In [1]:
import pandas as pd;
pdf_test = pd.read_csv('./input/prompts_test.csv')
sdf_test = pd.read_csv('./input/summaries_test.csv')
df_test = pdf_test.merge(sdf_test, on ='prompt_id')

In [7]:
import os
import logging
import warnings
from dataclasses import dataclass, field
from typing import Optional

from transformers import (
    AutoModelForSequenceClassification,
    AutoTokenizer,
    AutoConfig,
    set_seed,
    Trainer,
    TrainingArguments,
    HfArgumentParser,
    DataCollatorWithPadding,
)
from datasets import Dataset, disable_progress_bar
import pandas as pd
import numpy as np

warnings.simplefilter("ignore")
logging.disable(logging.ERROR)
os.environ["TOKENIZERS_PARALLELISM"] = "false"
os.environ['TF_CPP_MIN_LOG_LEVEL'] = '3'
os.environ['WANDB_PROJECT'] = 'kaggle-commonlit-eval-student-summaries'

disable_progress_bar()


def tokenize(example, add_prompt_question, add_prompt_text):
    """
    To see how long it would be with prompt question, prompt text, and text.
    """

    cols = []

    if add_prompt_question:
        cols.append("prompt_question")
    if add_prompt_text:
        cols.append("prompt_text")

    cols.append("text")

    return tok(
        " ".join([example[c] for c in cols]),
        padding=False,
        truncation=False
    )


@dataclass
class Config:
    model_name_or_path: Optional[str] = field(
        default="microsoft/deberta-v3-base",
        metadata={"help": "Model name or path"},
    )

    data_dir: Optional[str] = field(
        default="/kaggle/input/commonlit-evaluate-student-summaries",
        metadata={"help": "Data directory"},
    )

    max_seq_length: Optional[int] = field(
        default=1600,
        metadata={"help": "Max sequence length"},
    )

    add_prompt_question: Optional[bool] = field(
        default=False,
        metadata={"help": "Add prompt question into input"},
    )

    add_prompt_text: Optional[bool] = field(
        default=False,
        metadata={"help": "Add prompt text into input"},
    )

    fold: Optional[int] = field(
        default=0,
        metadata={"help": "Fold"},
    )

    num_proc: Optional[int] = field(
        default=4,
        metadata={"help": "Number of processes"},
    )

    dropout: Optional[float] = field(
        default=0.,
        metadata={"help": "Amount of dropout to apply"},
    )
    max_position_embeddings: Optional[int] = field(
        default=1600,
        metadata={"help": "Amount of dropout to apply"},
    )


def tokenize(example, tokenizer, config):
    sep = tokenizer.sep_token

    # if config.add_prompt_question:
    #     text = sep.join(
    #         [example["prompt_question"], example["prompt_text"], example["text"]]
    #     )
    # elif config.add_prompt_text:
    #     text = sep.join([example["prompt_text"], example["text"]])
    # else:
    #     text = example["text"]
    prompt = sep.join([example["prompt_title"], example["prompt_text"], example["prompt_question"]])
    labels = [example["content"], example["wording"]]

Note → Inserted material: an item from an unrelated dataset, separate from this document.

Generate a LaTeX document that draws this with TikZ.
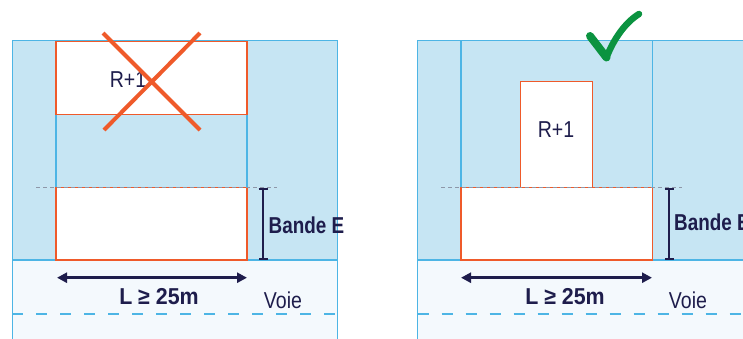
\documentclass[tikz,border=0pt]{standalone}
\usepackage{fontspec}
\setmainfont{Liberation Sans}
\usetikzlibrary{arrows.meta}
\definecolor{zoneblue}{HTML}{C6E5F3}
\definecolor{lineblue}{HTML}{4DB5E5}
\definecolor{roadpale}{HTML}{F4F9FD}
\definecolor{bldorange}{HTML}{EF5A2A}
\definecolor{navy}{HTML}{1E1D4C}
\definecolor{greyline}{HTML}{8E97A8}
\definecolor{okgreen}{HTML}{0B9340}
\tikzset{
  bld/.style={draw=bldorange, line width=1.3pt, fill=white, inner sep=0pt},
  blueline/.style={draw=lineblue, line width=1.3pt},
  limit/.style={draw=greyline, line width=0.9pt, dash pattern=on 4pt off 3pt},
  roadaxis/.style={draw=lineblue, line width=1.3pt, dash pattern=on 11pt off 13pt},
  bracket/.style={draw=navy, line width=2pt, {Bar[width=9pt]}-{Bar[width=9pt]}},
  dimarrow/.style={draw=navy, line width=2.6pt, {Triangle[length=10pt,width=10pt]}-{Triangle[length=10pt,width=10pt]}},
  txt/.style={text=navy, inner sep=0pt, font=\fontsize{23}{26}\selectfont},
  cross/.style={draw=bldorange, line width=4pt},
}
\begin{document}
\begin{tikzpicture}[x=1pt,y=-1pt]
\useasboundingbox (0,0) rectangle (743,338);
\fill[white] (0,0) rectangle (743,338);

% ===== Left panel =====
\fill[zoneblue] (12.3,40.7) rectangle (337.3,260);
\fill[roadpale] (12.3,260) rectangle (337.3,340);
\draw[blueline] (12.3,345) -- (12.3,40.7) -- (337.3,40.7) -- (337.3,345);
\draw[blueline] (12.3,260) -- (337.3,260);
\draw[blueline] (56,40.7) -- (56,260);
\draw[blueline] (247,40.7) -- (247,260);
\draw[roadaxis] (12.3,314) -- (337.3,314);

\node[bld, minimum width=191pt, minimum height=72.6pt] (Lup) at (151.5,78) {};
\node[bld, minimum width=191pt, minimum height=72.3pt] (Llow) at (151.5,223.9) {};
\draw[limit] (36,187.7) -- (277,187.7);
\node[txt] (Lr1) at (128,80) {\scalebox{0.85}[1]{R+1}};
\coordinate (cxa) at (103,33);
\coordinate (cxb) at (200,130);
\coordinate (cxc) at (200,33);
\coordinate (cxd) at (104,130);
\draw[cross] (cxa) -- (cxb);
\draw[cross] (cxc) -- (cxd);

\coordinate (Lbt) at (263,188);
\coordinate (Lbb) at (263,260);
\draw[bracket] (Lbt) -- (Lbb);
\node[txt, anchor=west] (Lbande) at (268.5,225) {\scalebox{0.82}[1]{\bfseries Bande E}};

\coordinate (Laa) at (57,277.7);
\coordinate (Lab) at (247,277.7);
\draw[dimarrow] (Laa) -- (Lab);
\node[txt] (LL) at (159,296.5) {\scalebox{0.93}[1]{\bfseries L ≥ 25m}};
\node[txt] (Lvoie) at (283,300) {\scalebox{0.85}[1]{Voie}};

% ===== Right panel =====
\fill[zoneblue] (417.7,40.7) rectangle (760,260);
\fill[roadpale] (417.7,260) rectangle (760,340);
\draw[blueline] (417.7,345) -- (417.7,40.7) -- (760,40.7);
\draw[blueline] (417.7,260) -- (760,260);
\draw[blueline] (461,40.7) -- (461,260);
\draw[blueline] (652.7,40.7) -- (652.7,260);
\draw[roadaxis] (417.7,314) -- (760,314);

\node[bld, minimum width=72pt, minimum height=107.3pt] (Rup) at (556.7,135.3) {};
\node[bld, minimum width=191.7pt, minimum height=72.3pt] (Rlow) at (556.85,223.9) {};
\draw[limit] (441,187.7) -- (682,187.7);
\node[txt] (Rr1) at (556,130) {\scalebox{0.85}[1]{R+1}};

\coordinate (Rbt) at (669,188);
\coordinate (Rbb) at (669,260);
\draw[bracket] (Rbt) -- (Rbb);
\node[txt, anchor=west] (Rbande) at (674,222) {\scalebox{0.82}[1]{\bfseries Bande E}};

\coordinate (Raa) at (461,277.7);
\coordinate (Rab) at (652,277.7);
\draw[dimarrow] (Raa) -- (Rab);
\node[txt] (RL) at (565,296.5) {\scalebox{0.93}[1]{\bfseries L ≥ 25m}};
\node[txt] (Rvoie) at (688,300) {\scalebox{0.85}[1]{Voie}};

% check mark
\coordinate (ck1) at (590,36);
\coordinate (ck2) at (606.5,57.5);
\coordinate (ck3) at (639,14);
\draw[okgreen, line width=8pt, line cap=round] (ck1) -- (ck2);
\draw[okgreen, line width=6.5pt, line cap=round] (ck2) .. controls (614,38) and (626,22) .. (ck3);
\end{tikzpicture}
\end{document}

    tokenized = tokenizer(
        prompt,
        example["text"],
        padding=False,
        truncation=False,
        max_length=config.max_seq_length,
    )

    return {
        **tokenized,
        "labels": labels,
    }

def tokenize_inf(example, tokenizer, config):
    sep = tokenizer.sep_token;
    prompt = sep.join([example["prompt_title"], example["prompt_text"], example["prompt_question"]])
    tokenized = tokenizer(
        prompt,
        example["text"],
        padding=False,
        truncation=False,
        max_length=config.max_seq_length,
    )

    return {
        **tokenized
    }


def compute_mcrmse(eval_pred):
    """
    Calculates mean columnwise root mean squared error
    https://www.kaggle.com/competitions/commonlit-evaluate-student-summaries/overview/evaluation
    """
    preds, labels = eval_pred

    col_rmse = np.sqrt(np.mean((preds - labels) ** 2, axis=0))
    mcrmse = np.mean(col_rmse)

    return {
        "content_rmse": col_rmse[0],
        "wording_rmse": col_rmse[1],
        "mcrmse": mcrmse,
    }


In [8]:
model_name_or_path = './output_fold3_seed42_1908'

tokenizer = AutoTokenizer.from_pretrained(model_name_or_path)
model_config = AutoConfig.from_pretrained(model_name_or_path)

model_config.update({
    "hidden_dropout_prob": 0,
    "attention_probs_dropout_prob": 0,
    "num_labels": 2,
    "problem_type": "regression",
    "max_position_embeddings":1600,
})

data_collator = DataCollatorWithPadding(
    tokenizer=tokenizer,
    pad_to_multiple_of=16,
)
# Do not use pretrained model
model = AutoModelForSequenceClassification.from_pretrained(
    model_name_or_path, config=model_config
)

config = Config()

In [9]:
test_ds

Dataset({
    features: ['prompt_id', 'prompt_question', 'prompt_title', 'prompt_text', 'student_id', 'text'],
    num_rows: 4
})

In [10]:
test_ds = Dataset.from_pandas(df_test)
tokenized_test_ds = test_ds.map(tokenize_inf, batched=False, num_proc=4, fn_kwargs={"tokenizer": tokenizer, "config": config})

In [11]:
from transformers import TrainingArguments
test_args = TrainingArguments(
    output_dir = './',
    do_train = False,
    do_predict = True,
    per_device_eval_batch_size = 1,   
    dataloader_drop_last = False,
    eval_accumulation_steps=1,
)

# init trainer
trainer = Trainer(
    model = model, 
    args = test_args,
    data_collator = data_collator,
    tokenizer = tokenizer
)

test_results = trainer.predict(tokenized_test_ds)

In [24]:
# submission
submission_df = pd.DataFrame()
submission_df['student_id'] = df_test['student_id']
submission_df['content'] = test_results[0][:, 0]
submission_df['wording'] = test_results[0][:, 1]
submission_df.to_csv('submission.csv')